— EXERCISE INPUT —

"""

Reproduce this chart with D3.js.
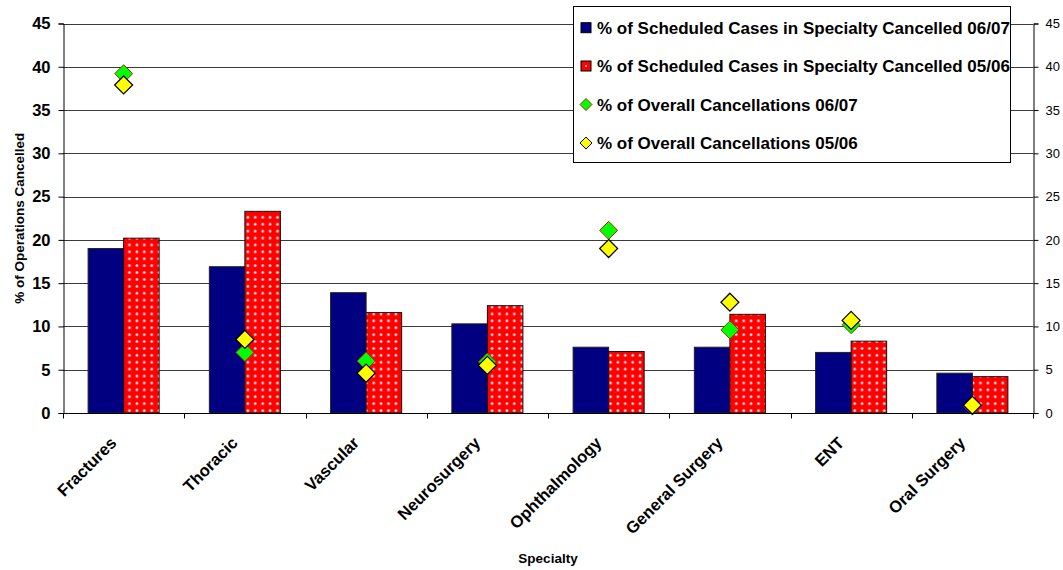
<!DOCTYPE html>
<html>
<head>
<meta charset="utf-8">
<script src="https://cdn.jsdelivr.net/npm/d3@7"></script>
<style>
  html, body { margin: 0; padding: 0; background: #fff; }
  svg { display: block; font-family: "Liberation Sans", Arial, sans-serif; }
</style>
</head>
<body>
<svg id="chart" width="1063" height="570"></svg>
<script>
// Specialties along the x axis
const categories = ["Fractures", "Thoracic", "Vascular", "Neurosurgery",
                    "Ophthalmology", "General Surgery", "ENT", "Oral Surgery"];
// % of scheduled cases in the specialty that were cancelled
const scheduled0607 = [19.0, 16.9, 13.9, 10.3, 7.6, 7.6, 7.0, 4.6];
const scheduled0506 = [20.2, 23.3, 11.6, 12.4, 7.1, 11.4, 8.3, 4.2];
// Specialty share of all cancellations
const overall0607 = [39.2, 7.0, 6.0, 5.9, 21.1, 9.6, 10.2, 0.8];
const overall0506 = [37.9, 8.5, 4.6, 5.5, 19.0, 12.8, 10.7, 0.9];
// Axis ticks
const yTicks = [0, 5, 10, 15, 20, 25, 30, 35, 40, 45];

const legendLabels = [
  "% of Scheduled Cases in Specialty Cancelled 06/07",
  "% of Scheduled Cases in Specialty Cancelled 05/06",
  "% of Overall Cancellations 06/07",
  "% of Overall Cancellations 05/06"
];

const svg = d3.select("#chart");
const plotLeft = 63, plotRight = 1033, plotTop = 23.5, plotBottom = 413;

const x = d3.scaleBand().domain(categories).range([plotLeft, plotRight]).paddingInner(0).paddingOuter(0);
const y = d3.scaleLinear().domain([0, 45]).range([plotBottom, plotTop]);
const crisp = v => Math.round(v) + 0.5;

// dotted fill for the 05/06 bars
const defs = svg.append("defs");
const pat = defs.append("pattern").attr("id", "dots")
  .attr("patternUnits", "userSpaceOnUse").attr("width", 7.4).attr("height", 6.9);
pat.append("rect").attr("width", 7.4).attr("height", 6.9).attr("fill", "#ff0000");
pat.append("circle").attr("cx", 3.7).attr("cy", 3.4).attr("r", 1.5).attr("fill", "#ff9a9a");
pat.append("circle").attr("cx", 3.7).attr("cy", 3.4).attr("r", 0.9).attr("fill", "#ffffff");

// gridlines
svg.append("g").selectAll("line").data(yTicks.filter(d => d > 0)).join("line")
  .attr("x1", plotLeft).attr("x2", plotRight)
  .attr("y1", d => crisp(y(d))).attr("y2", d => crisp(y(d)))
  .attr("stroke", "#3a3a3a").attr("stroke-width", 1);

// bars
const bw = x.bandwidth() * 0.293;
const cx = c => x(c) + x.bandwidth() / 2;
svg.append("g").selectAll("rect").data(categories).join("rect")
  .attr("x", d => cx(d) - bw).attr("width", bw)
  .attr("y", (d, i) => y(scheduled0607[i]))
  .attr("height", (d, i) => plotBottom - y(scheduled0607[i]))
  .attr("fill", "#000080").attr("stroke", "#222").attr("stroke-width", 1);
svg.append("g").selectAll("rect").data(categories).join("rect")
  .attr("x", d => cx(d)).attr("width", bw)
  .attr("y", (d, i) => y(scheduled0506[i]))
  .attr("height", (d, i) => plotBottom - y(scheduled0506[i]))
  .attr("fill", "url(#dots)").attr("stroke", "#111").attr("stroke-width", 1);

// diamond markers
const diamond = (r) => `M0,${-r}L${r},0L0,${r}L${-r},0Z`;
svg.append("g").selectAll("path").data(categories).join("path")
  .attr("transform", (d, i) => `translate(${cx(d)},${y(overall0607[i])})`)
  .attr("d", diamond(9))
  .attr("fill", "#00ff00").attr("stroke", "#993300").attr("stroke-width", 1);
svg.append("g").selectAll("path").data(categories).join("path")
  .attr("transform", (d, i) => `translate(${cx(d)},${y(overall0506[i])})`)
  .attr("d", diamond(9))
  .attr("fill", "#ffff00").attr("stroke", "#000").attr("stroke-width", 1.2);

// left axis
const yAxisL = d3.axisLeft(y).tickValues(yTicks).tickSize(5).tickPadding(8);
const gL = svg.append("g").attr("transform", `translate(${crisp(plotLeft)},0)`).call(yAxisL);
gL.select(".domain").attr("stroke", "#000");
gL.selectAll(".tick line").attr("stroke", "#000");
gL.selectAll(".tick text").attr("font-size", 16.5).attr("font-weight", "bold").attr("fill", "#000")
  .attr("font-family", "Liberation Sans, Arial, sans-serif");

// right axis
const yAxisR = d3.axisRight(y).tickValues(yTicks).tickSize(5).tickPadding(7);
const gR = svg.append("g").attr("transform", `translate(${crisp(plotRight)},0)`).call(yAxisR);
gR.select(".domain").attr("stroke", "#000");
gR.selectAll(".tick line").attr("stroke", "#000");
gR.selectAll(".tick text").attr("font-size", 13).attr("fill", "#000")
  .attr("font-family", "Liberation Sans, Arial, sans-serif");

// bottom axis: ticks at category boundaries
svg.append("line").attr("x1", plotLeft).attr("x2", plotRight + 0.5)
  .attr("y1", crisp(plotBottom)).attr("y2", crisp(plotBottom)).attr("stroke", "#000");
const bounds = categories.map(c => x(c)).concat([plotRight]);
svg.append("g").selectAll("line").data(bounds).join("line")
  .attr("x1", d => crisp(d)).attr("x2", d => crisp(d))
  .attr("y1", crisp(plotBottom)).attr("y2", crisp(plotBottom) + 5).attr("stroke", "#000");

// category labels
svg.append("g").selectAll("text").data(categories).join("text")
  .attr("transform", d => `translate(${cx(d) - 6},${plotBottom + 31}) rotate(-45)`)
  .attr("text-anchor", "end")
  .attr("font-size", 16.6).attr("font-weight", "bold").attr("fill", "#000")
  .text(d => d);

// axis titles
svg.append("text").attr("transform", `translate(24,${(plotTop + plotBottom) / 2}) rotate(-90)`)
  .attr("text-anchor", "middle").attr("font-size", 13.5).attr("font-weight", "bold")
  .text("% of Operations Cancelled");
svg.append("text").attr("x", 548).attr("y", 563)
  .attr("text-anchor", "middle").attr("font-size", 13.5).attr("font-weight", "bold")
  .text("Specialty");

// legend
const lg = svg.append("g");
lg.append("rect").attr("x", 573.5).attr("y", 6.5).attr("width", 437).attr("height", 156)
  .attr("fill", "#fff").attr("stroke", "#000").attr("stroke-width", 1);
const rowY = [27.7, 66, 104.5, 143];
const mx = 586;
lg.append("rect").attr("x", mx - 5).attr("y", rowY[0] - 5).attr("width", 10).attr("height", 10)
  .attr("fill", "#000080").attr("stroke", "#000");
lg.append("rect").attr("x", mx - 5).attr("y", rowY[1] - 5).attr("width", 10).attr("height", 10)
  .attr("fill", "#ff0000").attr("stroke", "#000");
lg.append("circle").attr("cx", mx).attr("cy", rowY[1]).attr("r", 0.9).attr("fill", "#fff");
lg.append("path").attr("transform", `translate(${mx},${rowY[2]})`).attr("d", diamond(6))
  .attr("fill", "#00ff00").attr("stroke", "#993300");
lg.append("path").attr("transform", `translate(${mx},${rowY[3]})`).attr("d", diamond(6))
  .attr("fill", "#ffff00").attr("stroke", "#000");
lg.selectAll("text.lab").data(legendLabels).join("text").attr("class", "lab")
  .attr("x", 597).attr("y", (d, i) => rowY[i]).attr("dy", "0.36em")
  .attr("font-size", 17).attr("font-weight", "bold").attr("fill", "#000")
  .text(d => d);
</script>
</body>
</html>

"""
"""

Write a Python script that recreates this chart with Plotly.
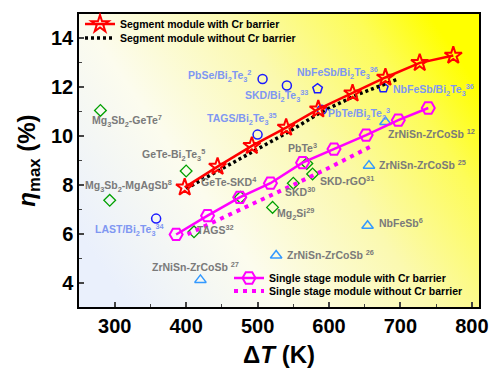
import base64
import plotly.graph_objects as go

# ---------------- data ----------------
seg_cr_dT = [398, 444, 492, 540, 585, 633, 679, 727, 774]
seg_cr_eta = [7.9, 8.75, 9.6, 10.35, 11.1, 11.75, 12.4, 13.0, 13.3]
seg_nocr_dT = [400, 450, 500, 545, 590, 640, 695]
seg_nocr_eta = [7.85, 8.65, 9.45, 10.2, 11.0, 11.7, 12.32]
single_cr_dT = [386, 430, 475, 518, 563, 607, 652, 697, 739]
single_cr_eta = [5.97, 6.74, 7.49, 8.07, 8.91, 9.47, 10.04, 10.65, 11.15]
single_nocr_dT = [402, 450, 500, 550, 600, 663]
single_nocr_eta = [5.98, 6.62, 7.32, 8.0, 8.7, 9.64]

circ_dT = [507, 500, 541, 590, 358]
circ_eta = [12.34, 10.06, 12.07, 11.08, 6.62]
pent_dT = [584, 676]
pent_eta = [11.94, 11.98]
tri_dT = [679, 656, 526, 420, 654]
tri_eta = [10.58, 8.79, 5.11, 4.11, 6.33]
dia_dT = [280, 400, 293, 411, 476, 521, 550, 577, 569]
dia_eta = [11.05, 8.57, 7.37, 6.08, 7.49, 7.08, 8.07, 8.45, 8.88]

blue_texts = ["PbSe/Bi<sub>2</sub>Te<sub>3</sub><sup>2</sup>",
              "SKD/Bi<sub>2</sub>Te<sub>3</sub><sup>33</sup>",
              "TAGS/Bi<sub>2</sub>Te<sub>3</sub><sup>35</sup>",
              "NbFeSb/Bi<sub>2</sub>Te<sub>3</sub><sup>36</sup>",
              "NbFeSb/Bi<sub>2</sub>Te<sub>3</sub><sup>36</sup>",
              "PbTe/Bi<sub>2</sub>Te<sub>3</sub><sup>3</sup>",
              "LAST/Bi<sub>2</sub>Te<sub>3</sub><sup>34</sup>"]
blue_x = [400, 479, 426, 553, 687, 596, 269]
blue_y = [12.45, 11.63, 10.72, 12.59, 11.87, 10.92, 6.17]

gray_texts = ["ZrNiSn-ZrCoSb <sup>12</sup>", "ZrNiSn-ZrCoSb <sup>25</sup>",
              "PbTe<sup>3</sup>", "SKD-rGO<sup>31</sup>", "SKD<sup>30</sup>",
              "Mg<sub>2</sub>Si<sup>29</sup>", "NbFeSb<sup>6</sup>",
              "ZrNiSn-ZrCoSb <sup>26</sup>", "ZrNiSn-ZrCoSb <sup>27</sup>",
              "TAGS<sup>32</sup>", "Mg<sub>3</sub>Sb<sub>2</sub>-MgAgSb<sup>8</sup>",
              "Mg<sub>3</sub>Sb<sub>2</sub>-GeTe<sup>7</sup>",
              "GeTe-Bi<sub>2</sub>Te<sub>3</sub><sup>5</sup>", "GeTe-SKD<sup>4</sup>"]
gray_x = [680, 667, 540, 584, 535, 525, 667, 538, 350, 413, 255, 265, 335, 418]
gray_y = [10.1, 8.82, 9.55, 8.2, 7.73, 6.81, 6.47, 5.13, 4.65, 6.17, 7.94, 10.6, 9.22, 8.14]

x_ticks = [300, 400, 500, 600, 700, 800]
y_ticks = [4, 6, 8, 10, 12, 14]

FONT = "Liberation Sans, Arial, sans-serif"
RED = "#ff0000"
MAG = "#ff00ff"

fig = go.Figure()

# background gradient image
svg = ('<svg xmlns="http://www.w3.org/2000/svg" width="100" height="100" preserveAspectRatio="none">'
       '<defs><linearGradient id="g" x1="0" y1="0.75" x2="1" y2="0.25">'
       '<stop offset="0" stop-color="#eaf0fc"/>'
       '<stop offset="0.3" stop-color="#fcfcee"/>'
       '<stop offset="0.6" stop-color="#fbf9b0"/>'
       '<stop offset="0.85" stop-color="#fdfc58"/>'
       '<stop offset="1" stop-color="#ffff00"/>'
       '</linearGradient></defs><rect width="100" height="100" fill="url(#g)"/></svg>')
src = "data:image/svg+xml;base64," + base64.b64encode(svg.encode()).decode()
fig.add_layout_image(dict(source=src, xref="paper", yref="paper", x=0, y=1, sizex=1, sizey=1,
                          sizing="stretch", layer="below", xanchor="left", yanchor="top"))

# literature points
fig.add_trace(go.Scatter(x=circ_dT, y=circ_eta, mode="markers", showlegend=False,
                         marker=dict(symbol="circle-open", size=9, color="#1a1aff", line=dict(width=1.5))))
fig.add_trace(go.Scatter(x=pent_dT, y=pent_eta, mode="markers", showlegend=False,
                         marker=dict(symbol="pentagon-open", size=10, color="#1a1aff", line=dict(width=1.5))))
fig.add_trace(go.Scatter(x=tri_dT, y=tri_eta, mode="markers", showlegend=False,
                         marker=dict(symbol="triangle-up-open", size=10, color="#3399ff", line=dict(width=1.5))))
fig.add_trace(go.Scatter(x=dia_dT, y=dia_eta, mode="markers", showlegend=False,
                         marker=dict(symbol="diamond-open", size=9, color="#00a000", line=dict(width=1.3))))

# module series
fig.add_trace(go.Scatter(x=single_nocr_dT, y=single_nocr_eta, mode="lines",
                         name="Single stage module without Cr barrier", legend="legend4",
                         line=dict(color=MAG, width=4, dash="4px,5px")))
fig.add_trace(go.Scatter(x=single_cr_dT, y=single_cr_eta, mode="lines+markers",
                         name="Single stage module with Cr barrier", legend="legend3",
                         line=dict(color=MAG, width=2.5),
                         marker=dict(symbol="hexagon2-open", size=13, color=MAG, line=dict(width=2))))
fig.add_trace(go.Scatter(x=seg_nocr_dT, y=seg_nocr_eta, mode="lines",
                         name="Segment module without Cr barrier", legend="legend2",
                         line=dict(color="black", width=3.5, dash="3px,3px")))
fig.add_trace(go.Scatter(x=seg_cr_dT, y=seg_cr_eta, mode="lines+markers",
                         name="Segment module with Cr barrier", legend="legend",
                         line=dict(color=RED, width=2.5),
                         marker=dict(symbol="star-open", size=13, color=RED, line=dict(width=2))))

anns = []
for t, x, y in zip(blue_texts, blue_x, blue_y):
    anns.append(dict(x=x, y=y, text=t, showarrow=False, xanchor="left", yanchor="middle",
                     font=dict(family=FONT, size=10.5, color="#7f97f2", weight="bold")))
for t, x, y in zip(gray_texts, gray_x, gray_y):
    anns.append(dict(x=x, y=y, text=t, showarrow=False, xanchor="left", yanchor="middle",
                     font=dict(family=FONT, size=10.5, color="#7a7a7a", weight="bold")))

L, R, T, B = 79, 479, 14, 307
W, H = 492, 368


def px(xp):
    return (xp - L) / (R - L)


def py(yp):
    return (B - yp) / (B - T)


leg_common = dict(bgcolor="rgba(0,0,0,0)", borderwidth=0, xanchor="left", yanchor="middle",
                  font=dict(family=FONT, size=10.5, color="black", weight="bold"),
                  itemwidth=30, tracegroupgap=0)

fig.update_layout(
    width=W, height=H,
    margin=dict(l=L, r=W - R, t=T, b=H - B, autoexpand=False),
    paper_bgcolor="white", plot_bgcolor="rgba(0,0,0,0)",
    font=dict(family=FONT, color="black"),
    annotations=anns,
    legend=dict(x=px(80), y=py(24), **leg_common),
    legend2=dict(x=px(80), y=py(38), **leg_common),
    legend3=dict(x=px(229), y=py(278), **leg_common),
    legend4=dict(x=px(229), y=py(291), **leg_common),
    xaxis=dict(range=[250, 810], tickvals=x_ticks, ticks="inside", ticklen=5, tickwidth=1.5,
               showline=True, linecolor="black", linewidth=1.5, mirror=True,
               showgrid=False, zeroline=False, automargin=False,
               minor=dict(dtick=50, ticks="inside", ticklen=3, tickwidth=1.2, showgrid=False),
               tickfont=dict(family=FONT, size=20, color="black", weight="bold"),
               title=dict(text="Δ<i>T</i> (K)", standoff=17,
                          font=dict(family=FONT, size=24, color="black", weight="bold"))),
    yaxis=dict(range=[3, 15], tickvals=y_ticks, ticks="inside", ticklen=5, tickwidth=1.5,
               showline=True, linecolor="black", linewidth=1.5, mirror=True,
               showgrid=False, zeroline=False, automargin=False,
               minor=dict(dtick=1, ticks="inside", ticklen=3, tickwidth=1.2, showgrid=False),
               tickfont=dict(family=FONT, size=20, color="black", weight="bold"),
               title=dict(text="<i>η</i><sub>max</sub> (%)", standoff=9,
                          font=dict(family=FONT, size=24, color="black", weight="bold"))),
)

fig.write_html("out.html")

"""
"""

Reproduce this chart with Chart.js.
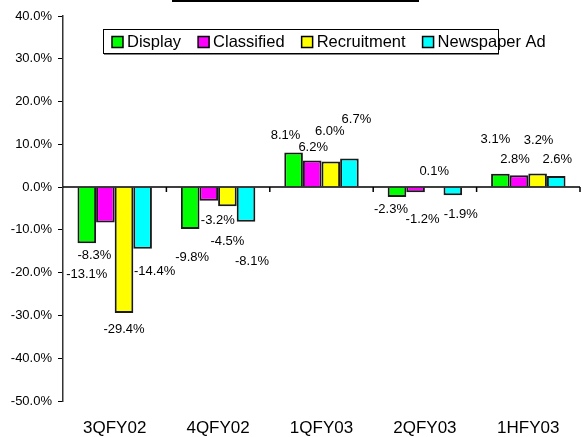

"""

— PROBLEM DETAILS —
Determine how many lines in the listing above hold the string "this", then write only the number.

— ANSWER TO THE PROBLEM —
3